*What this task involves*. Copy out each line of the material below that holds the string "React".

*Material*.
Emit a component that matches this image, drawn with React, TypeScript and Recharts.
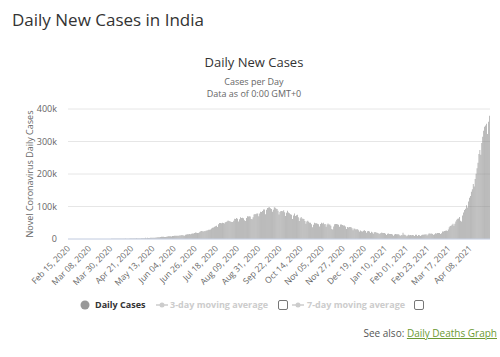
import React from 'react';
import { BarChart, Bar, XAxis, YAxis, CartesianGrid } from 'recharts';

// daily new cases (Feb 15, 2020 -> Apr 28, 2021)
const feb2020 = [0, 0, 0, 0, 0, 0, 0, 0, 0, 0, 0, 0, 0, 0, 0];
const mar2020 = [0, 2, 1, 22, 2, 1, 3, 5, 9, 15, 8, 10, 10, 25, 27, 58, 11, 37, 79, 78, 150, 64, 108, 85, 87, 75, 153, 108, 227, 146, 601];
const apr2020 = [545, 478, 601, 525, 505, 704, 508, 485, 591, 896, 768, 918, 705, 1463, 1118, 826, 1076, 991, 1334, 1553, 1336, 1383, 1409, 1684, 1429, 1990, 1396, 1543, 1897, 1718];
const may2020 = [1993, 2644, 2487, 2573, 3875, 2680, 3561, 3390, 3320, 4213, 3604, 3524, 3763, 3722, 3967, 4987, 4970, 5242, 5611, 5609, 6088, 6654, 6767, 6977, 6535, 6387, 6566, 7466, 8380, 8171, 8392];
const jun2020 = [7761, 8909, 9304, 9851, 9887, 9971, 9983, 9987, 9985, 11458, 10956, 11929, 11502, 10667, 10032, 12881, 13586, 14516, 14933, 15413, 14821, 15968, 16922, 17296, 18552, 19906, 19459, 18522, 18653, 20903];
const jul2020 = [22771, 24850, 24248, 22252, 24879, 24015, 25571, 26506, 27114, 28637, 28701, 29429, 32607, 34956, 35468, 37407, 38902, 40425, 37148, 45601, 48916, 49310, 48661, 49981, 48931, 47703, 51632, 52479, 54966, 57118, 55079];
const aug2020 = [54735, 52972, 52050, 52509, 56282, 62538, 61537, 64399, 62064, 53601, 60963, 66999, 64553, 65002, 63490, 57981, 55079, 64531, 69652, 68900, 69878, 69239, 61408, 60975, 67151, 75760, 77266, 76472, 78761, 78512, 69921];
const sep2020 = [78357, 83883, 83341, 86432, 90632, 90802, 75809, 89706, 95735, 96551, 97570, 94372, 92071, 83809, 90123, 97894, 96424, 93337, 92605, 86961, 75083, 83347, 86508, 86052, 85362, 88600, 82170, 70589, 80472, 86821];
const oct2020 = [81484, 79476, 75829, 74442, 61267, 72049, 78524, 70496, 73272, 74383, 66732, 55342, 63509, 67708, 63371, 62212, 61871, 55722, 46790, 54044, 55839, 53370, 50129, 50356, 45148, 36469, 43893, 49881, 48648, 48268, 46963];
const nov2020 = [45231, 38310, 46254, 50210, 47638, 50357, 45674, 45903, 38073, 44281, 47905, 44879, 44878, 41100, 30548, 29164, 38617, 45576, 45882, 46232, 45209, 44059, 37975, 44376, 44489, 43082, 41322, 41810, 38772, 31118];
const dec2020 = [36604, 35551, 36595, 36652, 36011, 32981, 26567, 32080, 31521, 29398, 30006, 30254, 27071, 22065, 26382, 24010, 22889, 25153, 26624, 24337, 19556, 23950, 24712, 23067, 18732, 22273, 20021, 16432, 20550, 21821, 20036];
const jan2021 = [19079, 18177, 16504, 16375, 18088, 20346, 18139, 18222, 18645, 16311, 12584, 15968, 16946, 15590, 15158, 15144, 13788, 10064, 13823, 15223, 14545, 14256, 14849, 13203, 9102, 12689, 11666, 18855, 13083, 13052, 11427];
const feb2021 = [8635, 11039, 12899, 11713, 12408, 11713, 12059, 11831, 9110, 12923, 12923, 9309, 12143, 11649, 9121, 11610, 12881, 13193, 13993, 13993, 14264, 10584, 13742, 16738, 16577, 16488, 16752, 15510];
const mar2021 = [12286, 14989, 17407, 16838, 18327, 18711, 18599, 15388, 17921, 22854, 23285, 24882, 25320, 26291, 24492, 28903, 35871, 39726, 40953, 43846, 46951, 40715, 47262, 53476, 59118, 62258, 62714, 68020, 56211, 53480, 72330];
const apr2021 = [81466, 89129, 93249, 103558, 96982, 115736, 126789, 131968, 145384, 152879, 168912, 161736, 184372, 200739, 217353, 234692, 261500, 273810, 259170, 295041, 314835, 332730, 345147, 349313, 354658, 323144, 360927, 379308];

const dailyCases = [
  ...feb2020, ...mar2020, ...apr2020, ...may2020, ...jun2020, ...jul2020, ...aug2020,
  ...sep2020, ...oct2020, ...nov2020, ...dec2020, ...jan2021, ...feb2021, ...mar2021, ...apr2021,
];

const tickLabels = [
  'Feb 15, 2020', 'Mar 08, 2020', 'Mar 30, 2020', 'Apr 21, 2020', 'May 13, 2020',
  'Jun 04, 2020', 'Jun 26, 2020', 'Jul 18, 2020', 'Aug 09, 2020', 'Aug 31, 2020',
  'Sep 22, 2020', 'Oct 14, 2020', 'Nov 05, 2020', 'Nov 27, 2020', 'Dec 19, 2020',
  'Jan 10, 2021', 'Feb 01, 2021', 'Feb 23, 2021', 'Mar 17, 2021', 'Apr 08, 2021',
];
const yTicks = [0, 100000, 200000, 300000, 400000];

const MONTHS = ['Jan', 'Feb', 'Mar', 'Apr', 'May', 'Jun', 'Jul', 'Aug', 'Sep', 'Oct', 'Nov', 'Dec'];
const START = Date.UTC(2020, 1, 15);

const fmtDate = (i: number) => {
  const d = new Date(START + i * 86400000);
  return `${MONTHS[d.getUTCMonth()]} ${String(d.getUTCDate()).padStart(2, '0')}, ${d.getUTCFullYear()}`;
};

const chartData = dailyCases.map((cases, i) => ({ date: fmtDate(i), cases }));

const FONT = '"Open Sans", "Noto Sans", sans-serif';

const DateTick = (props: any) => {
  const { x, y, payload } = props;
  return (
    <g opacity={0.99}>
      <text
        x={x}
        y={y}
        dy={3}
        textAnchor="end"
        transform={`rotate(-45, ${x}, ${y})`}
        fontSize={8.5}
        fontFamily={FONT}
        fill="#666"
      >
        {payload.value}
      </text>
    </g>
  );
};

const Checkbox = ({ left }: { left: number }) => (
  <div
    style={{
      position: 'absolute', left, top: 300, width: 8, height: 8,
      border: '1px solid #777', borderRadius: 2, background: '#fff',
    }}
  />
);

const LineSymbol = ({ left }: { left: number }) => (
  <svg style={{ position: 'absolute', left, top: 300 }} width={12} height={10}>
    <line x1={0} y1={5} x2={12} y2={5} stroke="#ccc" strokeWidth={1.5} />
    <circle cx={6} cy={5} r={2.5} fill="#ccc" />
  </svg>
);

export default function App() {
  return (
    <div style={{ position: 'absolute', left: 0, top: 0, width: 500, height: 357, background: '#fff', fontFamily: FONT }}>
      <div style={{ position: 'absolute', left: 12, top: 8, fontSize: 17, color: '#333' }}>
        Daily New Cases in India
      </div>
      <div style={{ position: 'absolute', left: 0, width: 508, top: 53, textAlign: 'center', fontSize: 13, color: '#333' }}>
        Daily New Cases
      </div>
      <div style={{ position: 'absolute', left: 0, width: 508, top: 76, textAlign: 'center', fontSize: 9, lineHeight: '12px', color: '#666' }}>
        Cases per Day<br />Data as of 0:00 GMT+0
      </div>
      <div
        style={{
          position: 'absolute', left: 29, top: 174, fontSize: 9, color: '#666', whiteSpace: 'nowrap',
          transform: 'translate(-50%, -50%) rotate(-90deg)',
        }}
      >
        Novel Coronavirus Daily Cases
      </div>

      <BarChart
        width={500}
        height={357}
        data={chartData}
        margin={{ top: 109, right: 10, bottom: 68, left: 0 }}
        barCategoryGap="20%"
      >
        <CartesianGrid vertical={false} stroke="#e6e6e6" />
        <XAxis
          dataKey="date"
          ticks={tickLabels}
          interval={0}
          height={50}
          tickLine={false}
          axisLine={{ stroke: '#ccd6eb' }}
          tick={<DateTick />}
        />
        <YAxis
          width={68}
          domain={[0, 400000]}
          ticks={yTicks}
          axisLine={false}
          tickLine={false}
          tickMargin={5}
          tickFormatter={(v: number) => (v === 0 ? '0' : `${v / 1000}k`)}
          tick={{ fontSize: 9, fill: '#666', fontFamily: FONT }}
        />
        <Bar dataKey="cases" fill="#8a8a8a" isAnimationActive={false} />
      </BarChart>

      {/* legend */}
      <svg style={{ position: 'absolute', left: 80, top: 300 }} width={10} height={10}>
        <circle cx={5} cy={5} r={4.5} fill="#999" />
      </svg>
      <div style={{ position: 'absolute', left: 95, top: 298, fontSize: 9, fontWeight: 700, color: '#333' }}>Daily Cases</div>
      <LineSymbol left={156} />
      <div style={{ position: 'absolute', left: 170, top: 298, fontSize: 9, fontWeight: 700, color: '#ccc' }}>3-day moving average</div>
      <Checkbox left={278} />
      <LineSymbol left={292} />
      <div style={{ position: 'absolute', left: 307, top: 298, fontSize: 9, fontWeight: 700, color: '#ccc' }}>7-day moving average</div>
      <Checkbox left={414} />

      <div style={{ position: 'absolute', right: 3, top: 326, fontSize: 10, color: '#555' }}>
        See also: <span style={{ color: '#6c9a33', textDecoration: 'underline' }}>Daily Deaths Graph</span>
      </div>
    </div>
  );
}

*Expected answer*.
Emit a component that matches this image, drawn with React, TypeScript and Recharts.
import React from 'react';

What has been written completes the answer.